TASK DETAILS :: Lines that include the word "this" are the ones to copy.

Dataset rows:
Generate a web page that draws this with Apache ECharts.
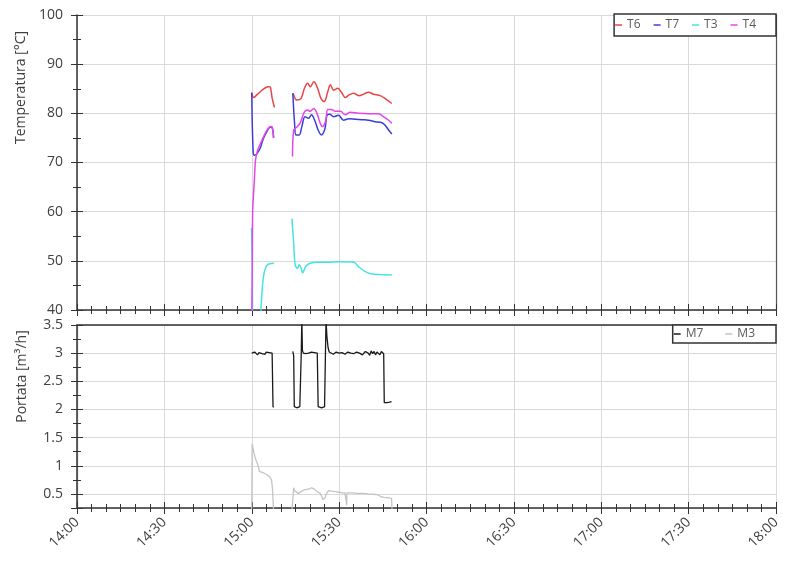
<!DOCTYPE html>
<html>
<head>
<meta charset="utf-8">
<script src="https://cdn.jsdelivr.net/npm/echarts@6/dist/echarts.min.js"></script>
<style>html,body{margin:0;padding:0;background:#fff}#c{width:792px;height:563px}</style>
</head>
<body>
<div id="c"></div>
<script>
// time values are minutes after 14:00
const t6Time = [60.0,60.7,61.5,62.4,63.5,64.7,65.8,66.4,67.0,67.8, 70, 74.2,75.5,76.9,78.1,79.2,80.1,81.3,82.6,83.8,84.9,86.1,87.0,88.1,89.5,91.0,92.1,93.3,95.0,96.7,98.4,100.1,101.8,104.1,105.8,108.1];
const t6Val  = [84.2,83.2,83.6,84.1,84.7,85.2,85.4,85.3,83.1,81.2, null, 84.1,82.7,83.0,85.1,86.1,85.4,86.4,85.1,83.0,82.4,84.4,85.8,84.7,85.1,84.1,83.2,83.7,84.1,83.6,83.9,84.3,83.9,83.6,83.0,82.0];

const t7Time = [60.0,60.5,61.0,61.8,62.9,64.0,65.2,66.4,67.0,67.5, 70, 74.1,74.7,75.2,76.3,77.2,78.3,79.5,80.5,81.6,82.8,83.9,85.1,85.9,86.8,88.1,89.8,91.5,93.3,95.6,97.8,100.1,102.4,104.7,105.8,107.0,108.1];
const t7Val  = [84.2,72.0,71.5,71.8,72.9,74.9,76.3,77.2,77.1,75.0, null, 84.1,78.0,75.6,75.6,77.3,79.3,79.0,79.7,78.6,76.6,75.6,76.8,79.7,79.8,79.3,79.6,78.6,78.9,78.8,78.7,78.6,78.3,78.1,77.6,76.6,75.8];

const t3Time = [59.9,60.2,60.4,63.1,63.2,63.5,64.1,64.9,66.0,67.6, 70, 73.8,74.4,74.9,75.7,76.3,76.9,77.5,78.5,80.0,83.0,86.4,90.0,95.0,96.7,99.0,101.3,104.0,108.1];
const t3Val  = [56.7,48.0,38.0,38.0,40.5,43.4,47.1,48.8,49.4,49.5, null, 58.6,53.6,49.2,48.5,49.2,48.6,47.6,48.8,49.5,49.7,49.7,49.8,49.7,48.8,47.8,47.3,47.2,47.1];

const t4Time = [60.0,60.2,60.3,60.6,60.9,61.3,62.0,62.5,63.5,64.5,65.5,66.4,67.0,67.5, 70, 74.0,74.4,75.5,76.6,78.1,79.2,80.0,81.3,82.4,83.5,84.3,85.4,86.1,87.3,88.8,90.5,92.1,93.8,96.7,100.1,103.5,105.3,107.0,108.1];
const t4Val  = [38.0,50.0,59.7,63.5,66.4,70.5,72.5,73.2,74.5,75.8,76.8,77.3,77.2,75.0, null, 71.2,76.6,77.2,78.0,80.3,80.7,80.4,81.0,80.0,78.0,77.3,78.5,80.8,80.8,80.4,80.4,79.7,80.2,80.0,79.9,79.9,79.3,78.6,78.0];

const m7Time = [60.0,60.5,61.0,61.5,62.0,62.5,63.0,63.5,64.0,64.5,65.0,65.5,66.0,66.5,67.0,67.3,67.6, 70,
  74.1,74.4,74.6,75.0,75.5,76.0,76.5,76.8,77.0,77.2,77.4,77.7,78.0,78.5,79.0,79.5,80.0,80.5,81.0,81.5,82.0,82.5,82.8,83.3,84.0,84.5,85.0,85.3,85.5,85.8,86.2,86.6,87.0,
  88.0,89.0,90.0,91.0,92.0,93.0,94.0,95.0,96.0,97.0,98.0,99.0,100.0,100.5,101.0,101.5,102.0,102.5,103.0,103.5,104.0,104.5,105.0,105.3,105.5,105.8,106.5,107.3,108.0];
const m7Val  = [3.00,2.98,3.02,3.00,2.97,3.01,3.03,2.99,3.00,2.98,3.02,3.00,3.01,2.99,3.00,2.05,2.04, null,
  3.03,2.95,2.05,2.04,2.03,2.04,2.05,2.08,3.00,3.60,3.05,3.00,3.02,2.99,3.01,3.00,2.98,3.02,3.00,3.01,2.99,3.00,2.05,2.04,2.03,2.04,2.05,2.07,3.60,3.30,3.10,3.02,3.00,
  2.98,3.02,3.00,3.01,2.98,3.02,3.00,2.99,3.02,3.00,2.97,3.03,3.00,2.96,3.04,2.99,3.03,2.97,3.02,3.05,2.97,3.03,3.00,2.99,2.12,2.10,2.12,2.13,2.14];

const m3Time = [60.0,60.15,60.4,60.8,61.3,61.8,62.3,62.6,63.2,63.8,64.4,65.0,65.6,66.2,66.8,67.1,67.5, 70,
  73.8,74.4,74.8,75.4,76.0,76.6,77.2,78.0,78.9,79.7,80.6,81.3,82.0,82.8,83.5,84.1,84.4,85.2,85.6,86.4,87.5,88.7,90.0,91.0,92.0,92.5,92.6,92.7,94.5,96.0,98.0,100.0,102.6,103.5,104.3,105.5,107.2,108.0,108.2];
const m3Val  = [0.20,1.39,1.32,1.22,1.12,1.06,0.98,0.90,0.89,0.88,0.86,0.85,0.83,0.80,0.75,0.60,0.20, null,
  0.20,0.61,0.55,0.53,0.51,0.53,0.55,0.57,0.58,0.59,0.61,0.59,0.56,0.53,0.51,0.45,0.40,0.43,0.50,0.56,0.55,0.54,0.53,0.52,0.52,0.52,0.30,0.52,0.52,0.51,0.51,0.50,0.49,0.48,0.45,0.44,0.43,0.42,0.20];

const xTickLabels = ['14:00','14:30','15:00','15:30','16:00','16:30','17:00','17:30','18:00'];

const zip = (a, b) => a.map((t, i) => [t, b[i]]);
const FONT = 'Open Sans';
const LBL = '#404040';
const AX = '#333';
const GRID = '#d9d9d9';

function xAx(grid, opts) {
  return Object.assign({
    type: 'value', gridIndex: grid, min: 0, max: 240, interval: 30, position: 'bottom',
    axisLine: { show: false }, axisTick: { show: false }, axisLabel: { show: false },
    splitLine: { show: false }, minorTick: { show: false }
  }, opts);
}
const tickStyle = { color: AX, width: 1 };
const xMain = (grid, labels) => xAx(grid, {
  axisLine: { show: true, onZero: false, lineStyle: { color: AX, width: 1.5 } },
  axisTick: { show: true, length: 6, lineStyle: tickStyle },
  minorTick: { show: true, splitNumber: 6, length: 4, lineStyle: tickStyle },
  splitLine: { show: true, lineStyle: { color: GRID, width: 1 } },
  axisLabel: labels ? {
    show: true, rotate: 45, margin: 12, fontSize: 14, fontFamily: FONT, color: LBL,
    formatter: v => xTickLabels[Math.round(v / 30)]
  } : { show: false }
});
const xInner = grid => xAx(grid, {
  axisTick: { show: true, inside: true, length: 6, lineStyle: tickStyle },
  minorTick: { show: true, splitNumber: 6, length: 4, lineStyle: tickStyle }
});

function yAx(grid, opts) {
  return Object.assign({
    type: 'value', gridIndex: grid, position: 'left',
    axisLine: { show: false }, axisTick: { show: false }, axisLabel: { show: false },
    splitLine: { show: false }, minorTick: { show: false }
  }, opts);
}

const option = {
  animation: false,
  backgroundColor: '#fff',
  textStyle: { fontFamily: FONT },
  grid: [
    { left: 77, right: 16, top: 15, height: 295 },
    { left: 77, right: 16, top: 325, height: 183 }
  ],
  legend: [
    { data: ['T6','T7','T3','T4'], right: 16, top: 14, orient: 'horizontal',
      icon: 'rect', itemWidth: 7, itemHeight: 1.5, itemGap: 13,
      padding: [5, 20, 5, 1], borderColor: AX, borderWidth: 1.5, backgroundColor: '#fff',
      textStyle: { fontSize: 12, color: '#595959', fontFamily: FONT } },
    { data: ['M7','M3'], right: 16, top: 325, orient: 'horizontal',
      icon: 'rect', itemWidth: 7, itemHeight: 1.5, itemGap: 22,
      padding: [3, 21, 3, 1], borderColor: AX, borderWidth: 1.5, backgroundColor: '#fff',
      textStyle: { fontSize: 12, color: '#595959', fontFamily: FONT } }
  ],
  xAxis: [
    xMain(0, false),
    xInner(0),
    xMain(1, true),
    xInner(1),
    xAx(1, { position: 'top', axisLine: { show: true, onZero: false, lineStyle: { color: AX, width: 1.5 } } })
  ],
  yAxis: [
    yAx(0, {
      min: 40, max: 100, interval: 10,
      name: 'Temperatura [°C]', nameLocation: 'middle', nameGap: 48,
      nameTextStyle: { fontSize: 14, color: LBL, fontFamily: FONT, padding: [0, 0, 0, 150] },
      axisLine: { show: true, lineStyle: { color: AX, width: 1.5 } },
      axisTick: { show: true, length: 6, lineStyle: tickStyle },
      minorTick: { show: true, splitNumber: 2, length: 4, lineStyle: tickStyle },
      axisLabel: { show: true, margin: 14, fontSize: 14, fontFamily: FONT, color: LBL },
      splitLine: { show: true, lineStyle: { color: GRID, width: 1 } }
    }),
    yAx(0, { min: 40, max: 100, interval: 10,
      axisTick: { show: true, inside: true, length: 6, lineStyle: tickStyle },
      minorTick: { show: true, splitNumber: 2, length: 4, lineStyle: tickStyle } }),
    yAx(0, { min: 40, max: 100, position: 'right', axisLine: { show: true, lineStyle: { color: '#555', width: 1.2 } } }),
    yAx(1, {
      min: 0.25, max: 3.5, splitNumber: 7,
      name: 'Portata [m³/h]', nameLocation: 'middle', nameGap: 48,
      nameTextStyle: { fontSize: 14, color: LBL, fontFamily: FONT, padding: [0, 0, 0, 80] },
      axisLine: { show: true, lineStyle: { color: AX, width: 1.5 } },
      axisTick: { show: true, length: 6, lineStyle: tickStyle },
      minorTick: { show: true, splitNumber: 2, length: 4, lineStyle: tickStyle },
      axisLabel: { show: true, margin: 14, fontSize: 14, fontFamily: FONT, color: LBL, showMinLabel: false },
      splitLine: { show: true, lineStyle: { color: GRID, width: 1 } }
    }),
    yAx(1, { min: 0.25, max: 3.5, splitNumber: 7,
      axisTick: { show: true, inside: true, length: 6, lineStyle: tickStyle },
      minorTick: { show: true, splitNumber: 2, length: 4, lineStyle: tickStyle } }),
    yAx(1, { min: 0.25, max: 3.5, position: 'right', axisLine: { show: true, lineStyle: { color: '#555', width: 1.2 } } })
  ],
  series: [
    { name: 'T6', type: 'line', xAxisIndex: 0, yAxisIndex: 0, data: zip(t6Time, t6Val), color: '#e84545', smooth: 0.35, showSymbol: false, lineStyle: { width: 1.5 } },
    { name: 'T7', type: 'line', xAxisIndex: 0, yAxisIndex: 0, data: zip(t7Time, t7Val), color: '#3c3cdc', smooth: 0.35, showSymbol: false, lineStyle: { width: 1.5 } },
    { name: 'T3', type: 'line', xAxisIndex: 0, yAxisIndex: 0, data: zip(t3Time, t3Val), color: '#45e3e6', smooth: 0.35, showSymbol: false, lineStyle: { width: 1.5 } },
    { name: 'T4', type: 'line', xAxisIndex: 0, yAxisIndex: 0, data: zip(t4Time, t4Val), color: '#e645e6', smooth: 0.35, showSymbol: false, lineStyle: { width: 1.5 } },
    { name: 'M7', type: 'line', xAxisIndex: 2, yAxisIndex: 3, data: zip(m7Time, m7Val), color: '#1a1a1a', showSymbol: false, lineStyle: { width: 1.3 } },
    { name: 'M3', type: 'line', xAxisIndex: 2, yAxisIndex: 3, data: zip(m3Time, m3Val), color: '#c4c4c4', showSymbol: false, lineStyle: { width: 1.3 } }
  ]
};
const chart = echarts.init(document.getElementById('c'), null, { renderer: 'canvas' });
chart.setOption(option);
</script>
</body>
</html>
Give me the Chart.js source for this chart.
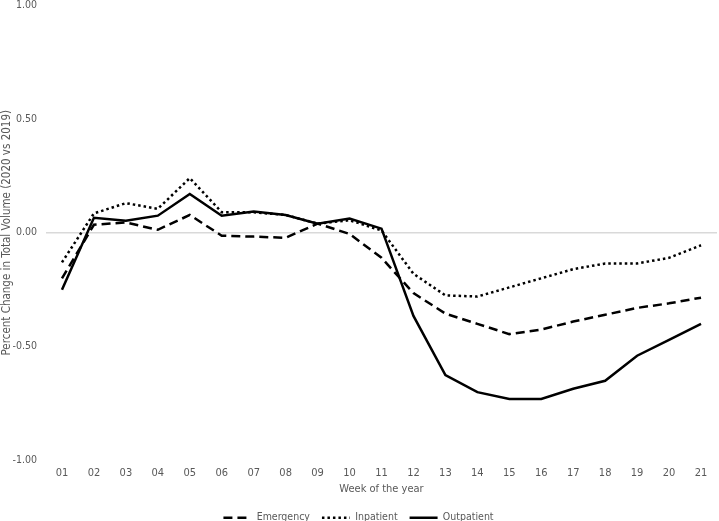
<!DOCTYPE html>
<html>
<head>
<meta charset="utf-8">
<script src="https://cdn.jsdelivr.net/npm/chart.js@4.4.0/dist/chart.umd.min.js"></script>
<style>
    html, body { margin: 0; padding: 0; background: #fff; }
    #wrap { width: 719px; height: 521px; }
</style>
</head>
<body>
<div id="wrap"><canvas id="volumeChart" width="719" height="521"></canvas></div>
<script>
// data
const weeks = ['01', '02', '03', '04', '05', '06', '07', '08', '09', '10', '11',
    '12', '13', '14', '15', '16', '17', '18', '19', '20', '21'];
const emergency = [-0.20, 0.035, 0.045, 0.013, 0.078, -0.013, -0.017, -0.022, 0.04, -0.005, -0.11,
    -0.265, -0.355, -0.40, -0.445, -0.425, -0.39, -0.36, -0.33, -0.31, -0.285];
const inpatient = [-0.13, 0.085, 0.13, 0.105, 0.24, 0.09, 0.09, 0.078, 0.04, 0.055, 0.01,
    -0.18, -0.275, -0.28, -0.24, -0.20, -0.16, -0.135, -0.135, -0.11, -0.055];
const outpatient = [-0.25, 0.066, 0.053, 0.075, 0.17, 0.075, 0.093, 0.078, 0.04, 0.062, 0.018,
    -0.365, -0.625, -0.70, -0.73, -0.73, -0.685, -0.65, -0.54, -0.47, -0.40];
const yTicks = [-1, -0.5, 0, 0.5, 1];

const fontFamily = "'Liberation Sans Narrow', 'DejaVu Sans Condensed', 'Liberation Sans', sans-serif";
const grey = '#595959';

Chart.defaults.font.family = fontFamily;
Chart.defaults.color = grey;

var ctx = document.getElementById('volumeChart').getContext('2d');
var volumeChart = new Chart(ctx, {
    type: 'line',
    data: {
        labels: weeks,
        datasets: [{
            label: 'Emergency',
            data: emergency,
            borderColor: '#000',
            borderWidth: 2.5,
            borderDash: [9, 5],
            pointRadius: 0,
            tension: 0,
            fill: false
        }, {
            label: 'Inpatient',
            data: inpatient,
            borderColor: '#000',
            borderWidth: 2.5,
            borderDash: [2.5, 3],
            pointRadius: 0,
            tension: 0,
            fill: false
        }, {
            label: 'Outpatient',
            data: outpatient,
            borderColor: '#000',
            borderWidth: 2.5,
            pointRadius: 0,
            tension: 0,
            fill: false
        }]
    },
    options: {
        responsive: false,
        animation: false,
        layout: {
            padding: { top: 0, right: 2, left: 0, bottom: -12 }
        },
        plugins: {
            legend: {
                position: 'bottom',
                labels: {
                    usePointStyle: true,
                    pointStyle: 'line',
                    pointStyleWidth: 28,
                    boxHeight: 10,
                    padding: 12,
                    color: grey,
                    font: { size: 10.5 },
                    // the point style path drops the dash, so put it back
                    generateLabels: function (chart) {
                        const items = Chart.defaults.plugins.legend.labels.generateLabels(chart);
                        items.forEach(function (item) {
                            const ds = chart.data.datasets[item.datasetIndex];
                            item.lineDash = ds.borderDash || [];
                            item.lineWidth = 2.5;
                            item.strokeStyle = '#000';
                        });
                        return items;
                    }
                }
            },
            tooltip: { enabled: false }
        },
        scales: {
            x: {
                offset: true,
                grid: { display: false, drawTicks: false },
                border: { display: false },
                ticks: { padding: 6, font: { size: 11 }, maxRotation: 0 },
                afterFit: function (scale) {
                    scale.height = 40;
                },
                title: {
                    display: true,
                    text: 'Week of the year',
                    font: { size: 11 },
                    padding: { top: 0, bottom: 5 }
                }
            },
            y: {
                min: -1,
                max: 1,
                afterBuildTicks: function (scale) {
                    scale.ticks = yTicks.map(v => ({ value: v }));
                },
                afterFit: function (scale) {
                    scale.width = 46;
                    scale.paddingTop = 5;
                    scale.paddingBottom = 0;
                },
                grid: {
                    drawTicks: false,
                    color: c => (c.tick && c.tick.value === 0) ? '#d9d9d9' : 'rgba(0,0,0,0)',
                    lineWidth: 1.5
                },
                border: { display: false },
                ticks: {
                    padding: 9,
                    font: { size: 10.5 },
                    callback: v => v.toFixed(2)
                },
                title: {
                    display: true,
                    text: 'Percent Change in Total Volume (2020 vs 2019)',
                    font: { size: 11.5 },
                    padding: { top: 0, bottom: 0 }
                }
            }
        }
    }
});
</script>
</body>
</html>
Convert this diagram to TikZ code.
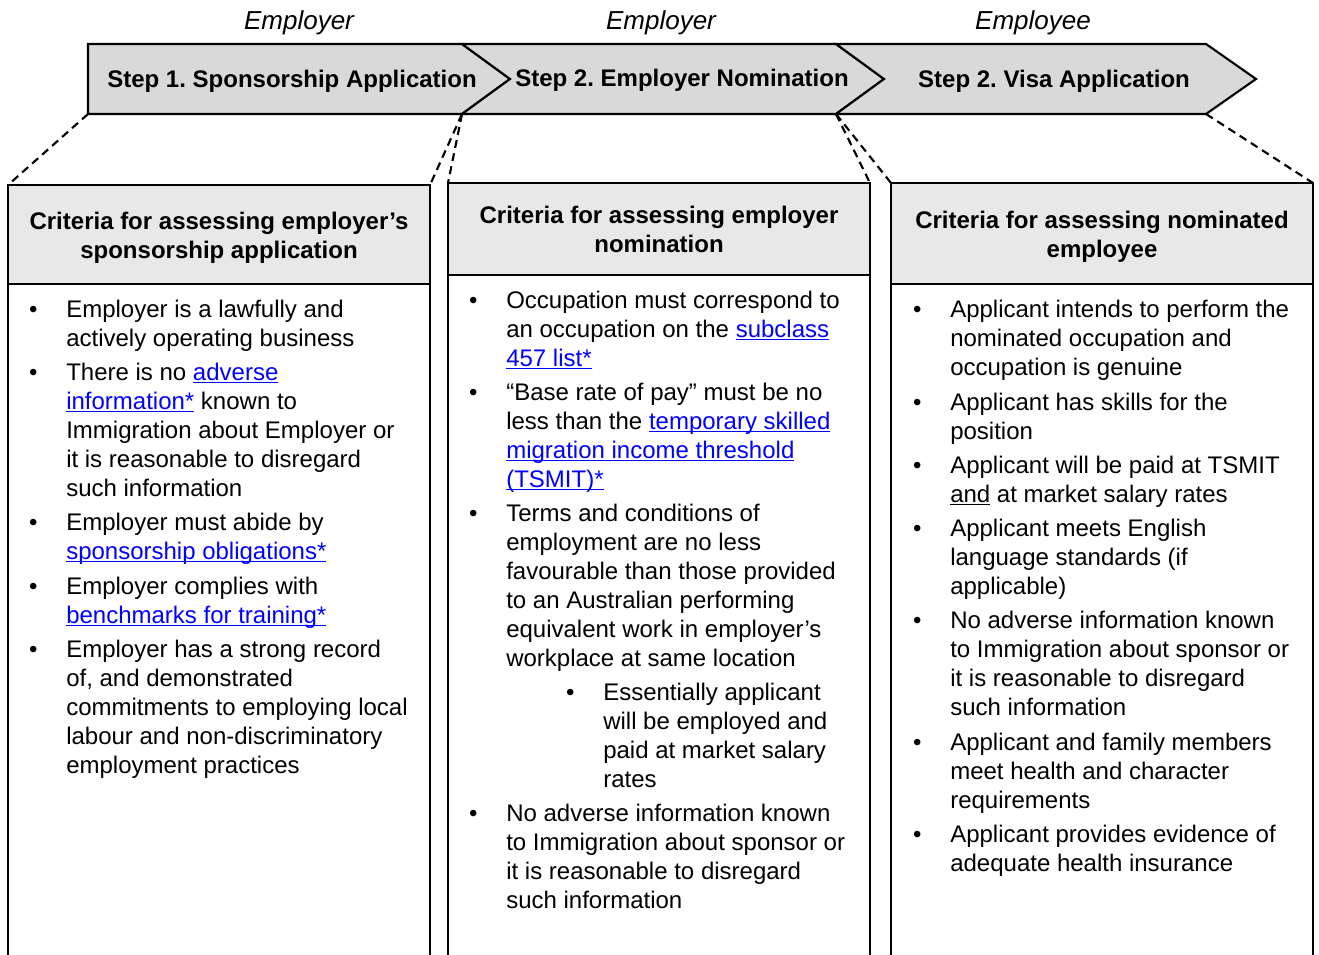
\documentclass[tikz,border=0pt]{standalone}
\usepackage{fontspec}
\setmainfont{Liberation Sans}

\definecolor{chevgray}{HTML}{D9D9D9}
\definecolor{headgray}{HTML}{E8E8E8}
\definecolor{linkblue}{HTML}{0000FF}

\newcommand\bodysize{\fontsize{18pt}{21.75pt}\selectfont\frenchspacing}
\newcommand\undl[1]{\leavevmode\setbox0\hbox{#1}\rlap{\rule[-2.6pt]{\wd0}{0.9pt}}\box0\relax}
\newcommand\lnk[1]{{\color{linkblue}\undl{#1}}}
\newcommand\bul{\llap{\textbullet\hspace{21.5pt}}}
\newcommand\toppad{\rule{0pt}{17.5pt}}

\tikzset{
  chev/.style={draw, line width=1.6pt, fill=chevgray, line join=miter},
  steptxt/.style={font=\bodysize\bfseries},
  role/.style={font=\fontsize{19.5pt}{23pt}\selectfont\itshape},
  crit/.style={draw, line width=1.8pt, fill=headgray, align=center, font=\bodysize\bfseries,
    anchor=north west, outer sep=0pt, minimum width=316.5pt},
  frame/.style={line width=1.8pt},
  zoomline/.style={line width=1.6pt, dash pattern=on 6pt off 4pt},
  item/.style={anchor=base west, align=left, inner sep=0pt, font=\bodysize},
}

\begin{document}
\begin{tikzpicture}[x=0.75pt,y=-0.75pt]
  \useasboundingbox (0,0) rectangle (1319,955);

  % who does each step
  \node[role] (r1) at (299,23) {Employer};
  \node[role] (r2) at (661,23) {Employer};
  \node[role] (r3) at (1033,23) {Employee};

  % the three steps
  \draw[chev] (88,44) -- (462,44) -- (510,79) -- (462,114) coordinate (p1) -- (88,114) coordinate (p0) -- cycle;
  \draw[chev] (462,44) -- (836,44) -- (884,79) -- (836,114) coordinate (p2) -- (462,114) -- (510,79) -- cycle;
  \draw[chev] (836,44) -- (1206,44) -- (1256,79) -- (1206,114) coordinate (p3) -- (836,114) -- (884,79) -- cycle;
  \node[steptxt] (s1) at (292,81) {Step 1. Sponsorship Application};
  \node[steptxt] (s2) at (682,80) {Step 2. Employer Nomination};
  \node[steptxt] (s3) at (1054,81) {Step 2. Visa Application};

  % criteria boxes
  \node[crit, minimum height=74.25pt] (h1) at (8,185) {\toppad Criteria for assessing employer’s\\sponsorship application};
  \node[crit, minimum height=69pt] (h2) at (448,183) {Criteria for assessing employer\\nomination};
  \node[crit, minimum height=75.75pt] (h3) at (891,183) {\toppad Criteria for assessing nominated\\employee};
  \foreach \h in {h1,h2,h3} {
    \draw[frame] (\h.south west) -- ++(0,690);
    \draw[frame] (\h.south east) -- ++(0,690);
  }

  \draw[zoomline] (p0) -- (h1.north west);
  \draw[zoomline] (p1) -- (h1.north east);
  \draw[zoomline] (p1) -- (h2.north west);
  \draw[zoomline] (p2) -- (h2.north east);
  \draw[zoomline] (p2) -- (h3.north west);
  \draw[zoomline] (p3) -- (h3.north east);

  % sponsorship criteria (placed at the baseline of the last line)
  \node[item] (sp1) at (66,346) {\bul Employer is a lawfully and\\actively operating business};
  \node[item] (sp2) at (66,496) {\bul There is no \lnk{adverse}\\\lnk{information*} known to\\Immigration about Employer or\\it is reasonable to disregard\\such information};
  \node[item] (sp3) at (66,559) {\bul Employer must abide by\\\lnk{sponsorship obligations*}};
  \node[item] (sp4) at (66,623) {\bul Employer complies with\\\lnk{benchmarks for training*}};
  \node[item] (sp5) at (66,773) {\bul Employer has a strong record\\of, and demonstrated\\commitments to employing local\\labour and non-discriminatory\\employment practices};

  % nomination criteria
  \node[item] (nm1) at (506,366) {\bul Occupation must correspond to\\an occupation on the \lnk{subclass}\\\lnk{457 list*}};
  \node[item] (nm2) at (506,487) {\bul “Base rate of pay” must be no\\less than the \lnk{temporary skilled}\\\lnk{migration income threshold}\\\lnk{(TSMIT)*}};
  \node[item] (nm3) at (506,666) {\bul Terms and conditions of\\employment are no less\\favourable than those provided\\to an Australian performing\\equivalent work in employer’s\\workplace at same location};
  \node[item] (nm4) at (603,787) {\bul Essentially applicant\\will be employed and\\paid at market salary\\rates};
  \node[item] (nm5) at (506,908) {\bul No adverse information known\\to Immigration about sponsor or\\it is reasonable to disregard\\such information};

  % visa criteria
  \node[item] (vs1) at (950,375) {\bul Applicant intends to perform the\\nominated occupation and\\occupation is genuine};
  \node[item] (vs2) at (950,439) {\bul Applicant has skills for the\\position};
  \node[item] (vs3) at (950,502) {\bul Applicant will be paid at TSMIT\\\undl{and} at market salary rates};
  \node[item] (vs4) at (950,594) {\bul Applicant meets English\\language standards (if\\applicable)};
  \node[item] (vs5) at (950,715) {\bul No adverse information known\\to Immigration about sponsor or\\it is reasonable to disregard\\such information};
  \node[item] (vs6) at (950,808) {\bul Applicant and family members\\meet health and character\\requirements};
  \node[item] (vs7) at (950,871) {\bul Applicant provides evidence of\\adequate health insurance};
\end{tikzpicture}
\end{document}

WRITTEN SOLUTION ::
Generate a web page that draws this with Apache ECharts.
Give me the Chart.js source for this chart.
Convert this diagram to TikZ code.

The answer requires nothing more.